To make theatrical releases happen for Netflix’s productions, Netflix would have to either directly distribute in all 190 territories – something that only Hollywood studios can afford to do in most of the world – or find distribution partners in all their territories, who would likely refuse a day-and-date global theatrical release because one country’s perfect release date may be the worst weekend of the year for another.
What Netflix can do alternatively is select certain key territories and release all their original films theatrically in those countries (for Okja, that’s the US, UK and South Korea) shortly before a global release, but the money spent to properly market and distribute these films theatrically in multiple territories would probably be done at a loss, solely out of their need to appease part of the film industry and a number of film buffs. After all, how much money would I Don’t Feel at Home in This World Anymore – the Grand Jury Prize winner at this year’s Sundance Film Festival – gross in Asia if there is an Asia-wide theatrical release before it went to streaming?

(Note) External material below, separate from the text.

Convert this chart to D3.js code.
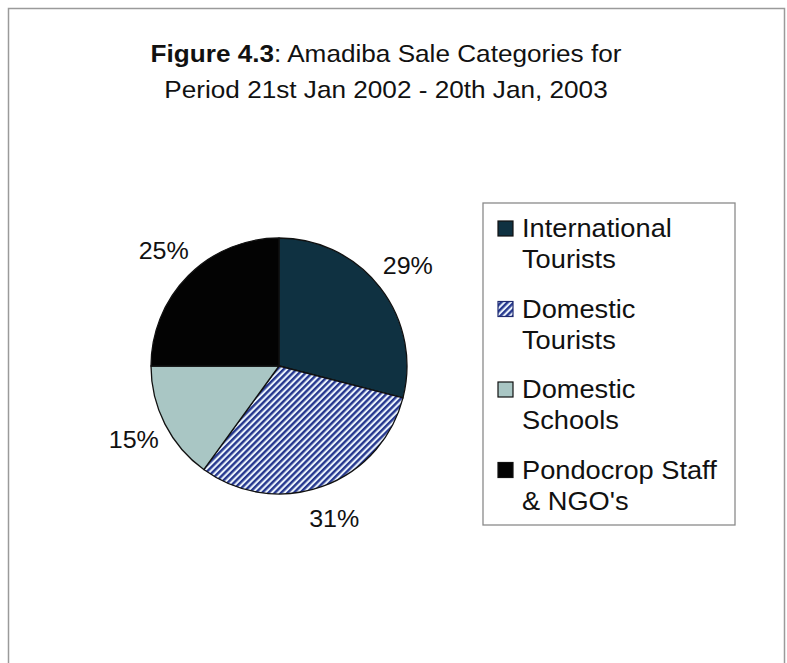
<!DOCTYPE html>
<html><head><meta charset="utf-8">
<script src="https://cdn.jsdelivr.net/npm/d3@7"></script>
<style>body{margin:0;background:#fff}svg{display:block}text{font-family:"Liberation Sans",Arial,sans-serif;fill:#111}</style>
</head><body>
<script>
const categories = ["International Tourists", "Domestic Tourists", "Domestic Schools", "Pondocrop Staff & NGO's"];
const legendLines = [["International", "Tourists"], ["Domestic", "Tourists"], ["Domestic", "Schools"], ["Pondocrop Staff", "& NGO's"]];
const values = [29, 31, 15, 25];
const labels = ["29%", "31%", "15%", "25%"];
const fills = ["#0f3141", "url(#hatch)", "#a9c6c4", "#030303"];

const W = 787, H = 663;
const svg = d3.select("body").append("svg").attr("width", W).attr("height", H);
const defs = svg.append("defs");
const pat = defs.append("pattern").attr("id", "hatch").attr("patternUnits", "userSpaceOnUse")
  .attr("width", 4.5).attr("height", 4.5).attr("patternTransform", "rotate(45)");
pat.append("rect").attr("width", 4.5).attr("height", 4.5).attr("fill", "#eaf2fb");
pat.append("rect").attr("width", 2.4).attr("height", 4.5).attr("fill", "#25378e");

svg.append("rect").attr("x", 8.5).attr("y", 8.5).attr("width", 776).attr("height", 700)
  .attr("fill", "#fff").attr("stroke", "#9a9a9a").attr("stroke-width", 1.5);

const sx = 1.09;
function stretched(g, x, y) { return g.attr("transform", `translate(${x},${y}) scale(${sx},1)`); }

// title
const t1 = stretched(svg.append("text"), 386, 62).attr("text-anchor", "middle").attr("font-size", 24);
t1.append("tspan").attr("font-weight", "bold").text("Figure 4.3");
t1.append("tspan").text(": Amadiba Sale Categories for");
stretched(svg.append("text"), 386, 98).attr("text-anchor", "middle").attr("font-size", 24)
  .text("Period 21st Jan 2002 - 20th Jan, 2003");

// pie
const cx = 279, cy = 366, r = 128;
const pie = d3.pie().sort(null).value(d => d)(values);
const arc = d3.arc().innerRadius(0).outerRadius(r);
const labelArc = d3.arc().innerRadius(163).outerRadius(163);
const g = svg.append("g").attr("transform", `translate(${cx},${cy})`);
g.selectAll("path").data(pie).join("path")
  .attr("d", arc).attr("fill", (d, i) => fills[i])
  .attr("stroke", "#111").attr("stroke-width", 1.3).attr("stroke-linejoin", "round");
g.selectAll("text").data(pie).join("text")
  .attr("transform", d => { const [x, y] = labelArc.centroid(d); return `translate(${x},${y + 8}) scale(${sx},1)`; })
  .attr("text-anchor", "middle").attr("font-size", 23).text((d, i) => labels[i]);

// legend
const lx = 483, ly = 203;
svg.append("rect").attr("x", lx).attr("y", ly).attr("width", 252).attr("height", 322)
  .attr("fill", "#fff").attr("stroke", "#8a8a8a").attr("stroke-width", 1.3);
const leg = svg.append("g");
categories.forEach((c, i) => {
  const by = 237 + i * 80.5;
  leg.append("rect").attr("x", 498).attr("y", by - 16).attr("width", 15).attr("height", 15)
    .attr("fill", fills[i]).attr("stroke", i === 1 ? "#1f2a70" : "#111").attr("stroke-width", 1.2);
  legendLines[i].forEach((ln, j) => {
    stretched(leg.append("text"), 522, by + j * 31).attr("font-size", 25).text(ln);
  });
});
</script>
</body></html>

Netflix is stuck between a rock and a hard place – it wants respect from a well-oiled machine that believes its existence would throw the gears out of whack, and it also wants to satisfy a global customer base who feels like their monthly subscription fee entitles them to watch every (American) show ever made. What’s a global streaming giant to do?

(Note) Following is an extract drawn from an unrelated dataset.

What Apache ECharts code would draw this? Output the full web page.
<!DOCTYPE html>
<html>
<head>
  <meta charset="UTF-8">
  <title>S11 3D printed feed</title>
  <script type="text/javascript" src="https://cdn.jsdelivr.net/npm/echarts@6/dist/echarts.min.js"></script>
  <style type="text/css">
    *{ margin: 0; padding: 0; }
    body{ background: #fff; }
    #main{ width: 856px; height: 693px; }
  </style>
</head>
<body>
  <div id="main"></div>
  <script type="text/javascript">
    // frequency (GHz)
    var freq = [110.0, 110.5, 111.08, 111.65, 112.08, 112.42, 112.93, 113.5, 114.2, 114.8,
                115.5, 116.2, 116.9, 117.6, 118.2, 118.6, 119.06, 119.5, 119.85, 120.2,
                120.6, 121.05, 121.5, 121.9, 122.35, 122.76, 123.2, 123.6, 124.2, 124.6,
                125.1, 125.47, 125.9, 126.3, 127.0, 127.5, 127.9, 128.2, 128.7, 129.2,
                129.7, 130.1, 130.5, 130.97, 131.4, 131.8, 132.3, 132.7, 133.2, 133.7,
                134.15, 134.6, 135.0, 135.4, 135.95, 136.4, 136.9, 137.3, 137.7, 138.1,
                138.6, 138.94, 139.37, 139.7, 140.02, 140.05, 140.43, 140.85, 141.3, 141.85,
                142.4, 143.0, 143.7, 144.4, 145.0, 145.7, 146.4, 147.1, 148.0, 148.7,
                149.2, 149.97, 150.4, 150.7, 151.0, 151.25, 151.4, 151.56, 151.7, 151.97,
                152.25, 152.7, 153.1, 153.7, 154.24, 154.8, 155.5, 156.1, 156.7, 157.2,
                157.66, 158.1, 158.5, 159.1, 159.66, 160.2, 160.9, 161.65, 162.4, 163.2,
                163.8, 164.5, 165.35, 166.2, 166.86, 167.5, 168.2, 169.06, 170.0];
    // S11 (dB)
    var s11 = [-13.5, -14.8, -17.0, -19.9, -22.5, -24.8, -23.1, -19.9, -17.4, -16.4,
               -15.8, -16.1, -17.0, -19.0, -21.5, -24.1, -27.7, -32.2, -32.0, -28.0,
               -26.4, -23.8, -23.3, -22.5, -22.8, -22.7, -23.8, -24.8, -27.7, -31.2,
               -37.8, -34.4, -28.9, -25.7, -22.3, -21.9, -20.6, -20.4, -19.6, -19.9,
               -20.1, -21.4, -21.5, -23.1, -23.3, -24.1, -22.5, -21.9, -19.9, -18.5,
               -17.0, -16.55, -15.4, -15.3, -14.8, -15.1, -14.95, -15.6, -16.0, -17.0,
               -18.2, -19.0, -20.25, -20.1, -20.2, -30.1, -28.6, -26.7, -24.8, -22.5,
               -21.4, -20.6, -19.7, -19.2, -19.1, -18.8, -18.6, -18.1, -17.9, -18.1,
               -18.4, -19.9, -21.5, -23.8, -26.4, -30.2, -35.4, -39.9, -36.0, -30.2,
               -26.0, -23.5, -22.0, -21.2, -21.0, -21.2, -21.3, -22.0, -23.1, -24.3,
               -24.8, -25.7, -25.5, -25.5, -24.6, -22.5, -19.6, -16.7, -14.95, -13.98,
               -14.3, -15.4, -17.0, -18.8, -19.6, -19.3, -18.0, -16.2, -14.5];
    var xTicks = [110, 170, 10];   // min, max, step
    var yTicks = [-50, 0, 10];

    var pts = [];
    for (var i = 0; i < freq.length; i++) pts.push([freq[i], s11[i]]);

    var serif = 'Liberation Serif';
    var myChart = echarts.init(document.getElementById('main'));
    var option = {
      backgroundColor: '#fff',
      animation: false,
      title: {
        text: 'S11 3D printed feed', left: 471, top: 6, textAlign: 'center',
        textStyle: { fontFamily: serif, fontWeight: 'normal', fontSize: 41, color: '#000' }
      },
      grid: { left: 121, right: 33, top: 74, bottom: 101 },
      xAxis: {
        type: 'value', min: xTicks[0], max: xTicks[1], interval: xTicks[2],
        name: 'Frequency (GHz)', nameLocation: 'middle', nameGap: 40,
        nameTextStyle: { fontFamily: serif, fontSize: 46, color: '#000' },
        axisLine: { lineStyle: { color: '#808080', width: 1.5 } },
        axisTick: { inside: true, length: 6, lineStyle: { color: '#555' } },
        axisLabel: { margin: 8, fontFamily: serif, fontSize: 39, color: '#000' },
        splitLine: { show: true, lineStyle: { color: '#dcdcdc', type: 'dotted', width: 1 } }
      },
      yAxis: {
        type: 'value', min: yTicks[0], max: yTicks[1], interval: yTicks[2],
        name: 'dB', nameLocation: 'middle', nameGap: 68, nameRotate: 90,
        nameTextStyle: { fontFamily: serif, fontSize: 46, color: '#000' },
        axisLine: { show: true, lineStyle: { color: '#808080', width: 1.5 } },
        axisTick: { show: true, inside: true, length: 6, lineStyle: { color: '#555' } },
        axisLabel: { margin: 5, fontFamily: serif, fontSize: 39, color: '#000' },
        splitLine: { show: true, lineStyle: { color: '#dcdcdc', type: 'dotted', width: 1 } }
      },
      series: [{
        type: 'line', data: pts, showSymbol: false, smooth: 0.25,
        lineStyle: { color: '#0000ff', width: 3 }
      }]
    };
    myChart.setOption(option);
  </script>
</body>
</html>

At the same time, I’ve expressed again and again on my podcast East Screen West Screen that I understand how many companies still rely on the traditional distribution strategy to make their investments back. I also believe that a country like South Korea would not have been able to gain respectability in the global film festival circuit/industry as quickly as it did (for example, five Korean films in the Cannes official selections this year) had the sale divisions of their film companies not play the machine so well.
As a film buff who loves watching a 35mm print of a film on a large cinema screen as much as the idea of being able to watch the new Bong Joon-ho film as soon as it’s released for the rest of the world, I share the same opinion that Tilda Swinton expressed at the Okja press conference: “There’s room for everybody.”
For what it’s worth, at least Netflix will show Okja in the correct aspect ratio – something that even the Grand Lumiere technical staff had trouble doing for 8 boo-filled minutes.